Proba (Project for On-Board Autonomy) built by Verhaert (Belgium) for ESA was launched in Autumn 2001 and is now fully operational, carrying out a series of Earth observations with extreme accuracy. Such accuracy is only possible because the satellite knows its own orientation in space so precisely.

One of the aims of Proba is to test a number of new principles for satellite control. Compared with traditional satellites Proba is virtually autonomous. The majority of problems arising during daily operations can be handled by the satellite with no need for intervention from the ground.

An important part of the secret behind the autonomy of the satellite is a star tracker developed at the Technical University of Denmark. The camera is similar to that onboard the Danish Ørsted satellite launched three years ago but it has been improved in a number of ways.
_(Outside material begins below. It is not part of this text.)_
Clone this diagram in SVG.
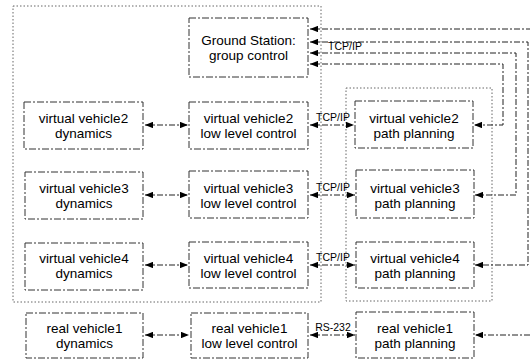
<svg xmlns="http://www.w3.org/2000/svg" width="530" height="360" viewBox="0 0 530 360">
<style>
.bg{fill:#fff}
.box{fill:#fff;stroke:#333;stroke-width:1;stroke-dasharray:7 2 2 2}
.grp{fill:none;stroke:#666;stroke-width:1;stroke-dasharray:1.5 2}
.lbl{font-family:"Liberation Sans",Arial,Helvetica,sans-serif;font-size:13.5px;fill:#000;text-anchor:middle}
.sm{font-family:"Liberation Sans",Arial,Helvetica,sans-serif;font-size:10.5px;fill:#000;text-anchor:middle}
.con{fill:none;stroke:#222;stroke-width:1;stroke-dasharray:6 2 2 2}
</style>
<defs>
<marker id="ah" viewBox="0 0 10 8" refX="10" refY="4" markerWidth="8" markerHeight="6.5" markerUnits="userSpaceOnUse" orient="auto-start-reverse">
<path d="M0,0 L10,4 L0,8 z" fill="#000"/>
</marker>
</defs>
<rect class="bg" x="0" y="0" width="530" height="360"/>
<g id="groups">
<rect class="grp" x="13" y="6" width="308" height="296"/>
<rect class="grp" x="346" y="88" width="146" height="213"/>
</g>
<g id="ground-station">
<rect class="box" x="189" y="18" width="119" height="59"/>
<text class="lbl" x="248.5" y="44.5">Ground Station:</text>
<text class="lbl" x="248.5" y="60">group control</text>
</g>
<g id="vv2-dyn"><rect class="box" x="24" y="102" width="119" height="47"/><text class="lbl" x="83.5" y="122.5">virtual vehicle2</text><text class="lbl" x="83.5" y="138">dynamics</text></g>
<g id="vv2-llc"><rect class="box" x="189" y="102" width="119" height="47"/><text class="lbl" x="248.5" y="122.5">virtual vehicle2</text><text class="lbl" x="248.5" y="138">low level control</text></g>
<g id="vv2-pp"><rect class="box" x="355" y="101" width="118" height="47"/><text class="lbl" x="414" y="122.5">virtual vehicle2</text><text class="lbl" x="414" y="138">path planning</text></g>
<g id="vv3-dyn"><rect class="box" x="25" y="172" width="118" height="47"/><text class="lbl" x="84" y="192.5">virtual vehicle3</text><text class="lbl" x="84" y="208">dynamics</text></g>
<g id="vv3-llc"><rect class="box" x="189" y="171" width="119" height="47"/><text class="lbl" x="248.5" y="192.5">virtual vehicle3</text><text class="lbl" x="248.5" y="208">low level control</text></g>
<g id="vv3-pp"><rect class="box" x="356" y="170" width="118" height="48"/><text class="lbl" x="415" y="192.5">virtual vehicle3</text><text class="lbl" x="415" y="208">path planning</text></g>
<g id="vv4-dyn"><rect class="box" x="25" y="243" width="118" height="47"/><text class="lbl" x="84" y="262.5">virtual vehicle4</text><text class="lbl" x="84" y="278">dynamics</text></g>
<g id="vv4-llc"><rect class="box" x="189" y="242" width="119" height="46"/><text class="lbl" x="248.5" y="262.5">virtual vehicle4</text><text class="lbl" x="248.5" y="278">low level control</text></g>
<g id="vv4-pp"><rect class="box" x="356" y="242" width="118" height="46"/><text class="lbl" x="415" y="262.5">virtual vehicle4</text><text class="lbl" x="415" y="278">path planning</text></g>
<g id="rv1-dyn"><rect class="box" x="26" y="313" width="117" height="45"/><text class="lbl" x="84.5" y="332.5">real vehicle1</text><text class="lbl" x="84.5" y="348">dynamics</text></g>
<g id="rv1-llc"><rect class="box" x="191" y="313" width="117" height="45"/><text class="lbl" x="249.5" y="332.5">real vehicle1</text><text class="lbl" x="249.5" y="348">low level control</text></g>
<g id="rv1-pp"><rect class="box" x="356" y="312" width="118" height="46"/><text class="lbl" x="415" y="332.5">real vehicle1</text><text class="lbl" x="415" y="348">path planning</text></g>
<g id="connectors">
<path class="con" d="M145,125 H188" marker-start="url(#ah)" marker-end="url(#ah)"/>
<path class="con" d="M145,195 H188" marker-start="url(#ah)" marker-end="url(#ah)"/>
<path class="con" d="M145,265 H188" marker-start="url(#ah)" marker-end="url(#ah)"/>
<path class="con" d="M145,335 H189" marker-start="url(#ah)" marker-end="url(#ah)"/>
<path class="con" d="M310,125 H354" marker-start="url(#ah)" marker-end="url(#ah)"/>
<path class="con" d="M310,195 H355" marker-start="url(#ah)" marker-end="url(#ah)"/>
<path class="con" d="M310,265 H355" marker-start="url(#ah)" marker-end="url(#ah)"/>
<path class="con" d="M310,335 H355" marker-start="url(#ah)" marker-end="url(#ah)"/>
<text class="sm" x="333" y="121">TCP/IP</text>
<text class="sm" x="333" y="191">TCP/IP</text>
<text class="sm" x="333" y="261">TCP/IP</text>
<text class="sm" x="333" y="331">RS-232</text>
<path class="con" d="M310,29 H530" marker-start="url(#ah)"/>
<path class="con" d="M310,42 H528 V265 H475" marker-start="url(#ah)" marker-end="url(#ah)"/>
<path class="con" d="M310,53 H516 V195 H475" marker-start="url(#ah)" marker-end="url(#ah)"/>
<path class="con" d="M310,64 H503 V125 H474" marker-start="url(#ah)" marker-end="url(#ah)"/>
<path class="con" d="M530,335 H475" marker-end="url(#ah)"/>
<text class="sm" x="345" y="50">TCP/IP</text>
</g>
</svg>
“The new camera is the only one in the world able to online and fully automatically adjust for the relativistic aberration”, says head of project John Leif Jorgensen, of the Technical University of Denmark.

Aberration is the displacement of a star’s position due to the Earth’s movement around the Sun combined with the finite speed of light. Aberration is thus a relativistic effect – expressing the difference in the position of the star when viewed by an observer standing still compared with one that is moving (we on Earth are moving, as of course is a satellite in orbit).

The relativistic aberration can be as much as 25 graduated arc seconds (one degree is divided into 60 graduated arc minutes, which are again each divided into 60 graduated arc seconds). As the displacement of the star varies with the relative speed of the satellite the aberration will keep changing as the satellite orbits the Earth.

“In other words it will be impossible to obtain arc second accuracy, as is the ambition with Proba, if one cannot fully compensate for the aberration”, John Leif Jorgensen states.

Other advantages of the new camera are that it is very compact and extremely tolerant to fast movements. This makes it possible to steer the spacecraft during one pass to make multiple images of an area while the satellite moves along its orbit. The tracker therefore makes an essential contribution to Proba’s high manoeuvrability.